Spero vivamente che il silenzio di Bob Dylan sul premio Nobel continui ancora a lungo. Con esso, il grande cantautore americano potrebbe aver scritto la sua canzone più bella. O la poesia più intensa. Oppure, ancora, il brano di prosa più illuminante.
Dico sul serio: facendo intorno a sé il deserto dell'espressione, Dylan ha messo in risalto, per contrasto, le parole del resto del mondo. Che geniale operazione, se ci pensate! Dylan offre se stesso come un libro lasciato in bianco: a quel punto a scrivere saranno gli altri, tutto intorno, e ognuno - compreso, come si vede, il tsottoscritto - avrà la sua opinione da esprimere, la sua battuta da consegnare allo spirito collettivo, la sua cattiveria da espellere, la sua dichiarazione di fede da elevare.
Ora Dylan meriterebbe anche un premio per le arti figurative, perché il suo silenzio è una pennellata invisibile - ma decisiva - apposta sulla grande tela globale. Tutti parlano, lui tace. L'Accademia svedese lo celebra per le sue parole, e lui di parole non ne concede più. Mi correggo: non è una pennellata invisibile; è invece un tocco di bianco, l'area di luce aggiunta dal pittore a una pupilla per renderla viva, a una fronte per renderla tridimensionale, alla guancia di una mela per renderla appetibile. Nient'altro che bianco, bianco purissimo, ovvero un'area che reclama a sé il solo diritto della neutralità. Costringe però tutto ciò che sta intorno a schierarsi, a rivelare una personalità (se mai possibile), un carattere, una grandezza o una meschinità.

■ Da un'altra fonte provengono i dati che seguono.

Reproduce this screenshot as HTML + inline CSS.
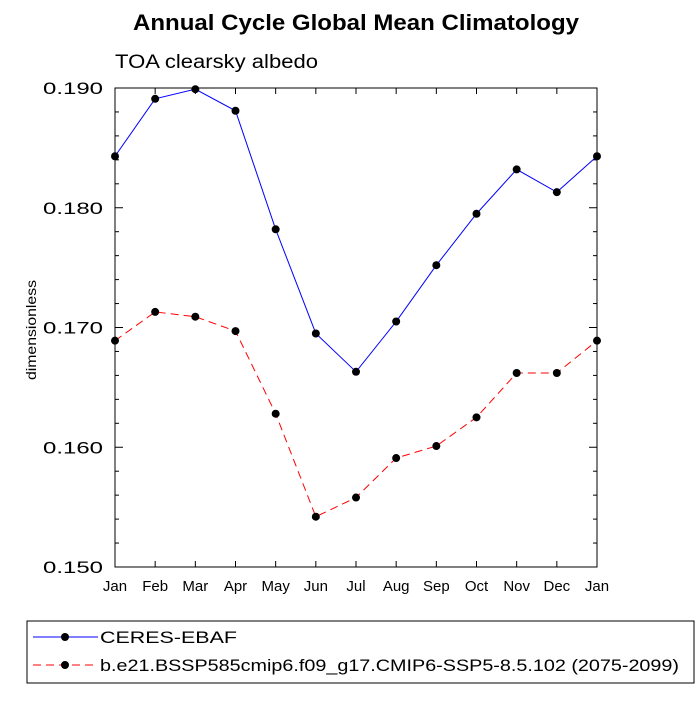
<!DOCTYPE html>
<html><head><meta charset="utf-8"><style>
body{margin:0;background:#fff;}
svg text{font-family:"Liberation Sans",sans-serif;}
</style></head><body>
<svg id="chart" width="700" height="700" xmlns="http://www.w3.org/2000/svg">
<text x="356" y="30" text-anchor="middle" font-size="22" font-weight="bold" textLength="446" lengthAdjust="spacingAndGlyphs">Annual Cycle Global Mean Climatology</text>
<text x="115" y="68" font-size="19" textLength="203" lengthAdjust="spacingAndGlyphs">TOA clearsky albedo</text>
<text transform="translate(36,330) rotate(-90)" text-anchor="middle" font-size="14" textLength="100" lengthAdjust="spacingAndGlyphs">dimensionless</text>
<g id="plot"></g>
<rect x="27" y="621" width="667" height="62" fill="none" stroke="#000" stroke-width="1"/>
<line x1="33" y1="637" x2="98" y2="637" stroke="#0000ff"/>
<circle cx="65" cy="637" r="4" fill="#000"/>
<text x="100" y="643" font-size="17" textLength="137" lengthAdjust="spacingAndGlyphs">CERES-EBAF</text>
<line x1="33" y1="665" x2="98" y2="665" stroke="#ff0000" stroke-dasharray="8,5"/>
<circle cx="65" cy="665" r="4" fill="#000"/>
<text x="100" y="671" font-size="17" textLength="579" lengthAdjust="spacingAndGlyphs">b.e21.BSSP585cmip6.f09_g17.CMIP6-SSP5-8.5.102 (2075-2099)</text>
</svg>
<script>
const months = ["Jan","Feb","Mar","Apr","May","Jun","Jul","Aug","Sep","Oct","Nov","Dec","Jan"];
const ceres = [0.1843,0.1891,0.1899,0.1881,0.1782,0.1695,0.1663,0.1705,0.1752,0.1795,0.1832,0.1813,0.1843];
const model = [0.1689,0.1713,0.1709,0.1697,0.1628,0.1542,0.1558,0.1591,0.1601,0.1625,0.1662,0.1662,0.1689];
const yTicks = [0.150,0.160,0.170,0.180,0.190];
const yTickLabels = ["0.150","0.160","0.170","0.180","0.190"];

const X0=115,X1=597,Y0=88,Y1=567,YMIN=0.150,YMAX=0.190;
const xs=i=>X0+(X1-X0)*i/(months.length-1);
const ys=v=>Y1-(v-YMIN)/(YMAX-YMIN)*(Y1-Y0);
const NS="http://www.w3.org/2000/svg";
const g=document.getElementById("plot");
function mk(tag,attrs){const e=document.createElementNS(NS,tag);for(const k in attrs)e.setAttribute(k,attrs[k]);g.appendChild(e);return e;}

const frame=mk("rect",{x:X0,y:Y0,width:X1-X0,height:Y1-Y0,fill:"none",stroke:"#000","stroke-width":1});



months.forEach((m,i)=>{
  const x=xs(i);
  const t1=mk("line",{x1:x,y1:Y1,x2:x,y2:Y1-6,stroke:"#000"});
  
  
  const t2=mk("line",{x1:x,y1:Y0,x2:x,y2:Y0+6,stroke:"#000"});
  
  
  const lb=mk("text",{x:x,y:Y1+24,"text-anchor":"middle","font-size":"15"});
  lb.textContent=m;
  
  
});
for(let v=YMIN;v<=YMAX+1e-9;v+=0.002){
  const y=ys(v);
  const major=Math.abs(Math.round(v*100)-v*100)<1e-6;
  const L=major?8:4;
  const a=mk("line",{x1:X0,y1:y,x2:X0+L,y2:y,stroke:"#000"});
  
  
  const b=mk("line",{x1:X1,y1:y,x2:X1-L,y2:y,stroke:"#000"});
  
  
}
yTicks.forEach((v,i)=>{
  const t=mk("text",{x:X0-12,y:ys(v)+6,"text-anchor":"end","font-size":"17",textLength:"60",lengthAdjust:"spacingAndGlyphs"});
  t.textContent=yTickLabels[i];
  
  
});
function series(vals,color,dash,name){
  const p=mk("polyline",{points:vals.map((v,i)=>xs(i)+","+ys(v)).join(" "),fill:"none",stroke:color,"stroke-width":1,"stroke-dasharray":dash});
  
  
  vals.forEach((v,i)=>{
    const c=mk("circle",{cx:xs(i),cy:ys(v),r:4,fill:"#000"});
    
    
  });
}
series(ceres,"#0000ff","none","ceres");
series(model,"#ff0000","8,5","model");
</script>
</body></html>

Infine, Dylan ha tutto il diritto di starsene in silenzio, con buona pace perfino di quel membro dell'Accademia che lo ha definito "arrogante". Lui le parole da Nobel le ha già create, adesso tocca a noi trovarne di decenti, se non proprio di umane e vere. Facendosi da parte, Bob ce ne offre l'occasione, ci regala lo spazio per scrivere e l'ossigeno per parlare. Starebbe a noi approfittarne per il meglio. Così a occhio, direi che non abbiamo incominciato proprio alla grande.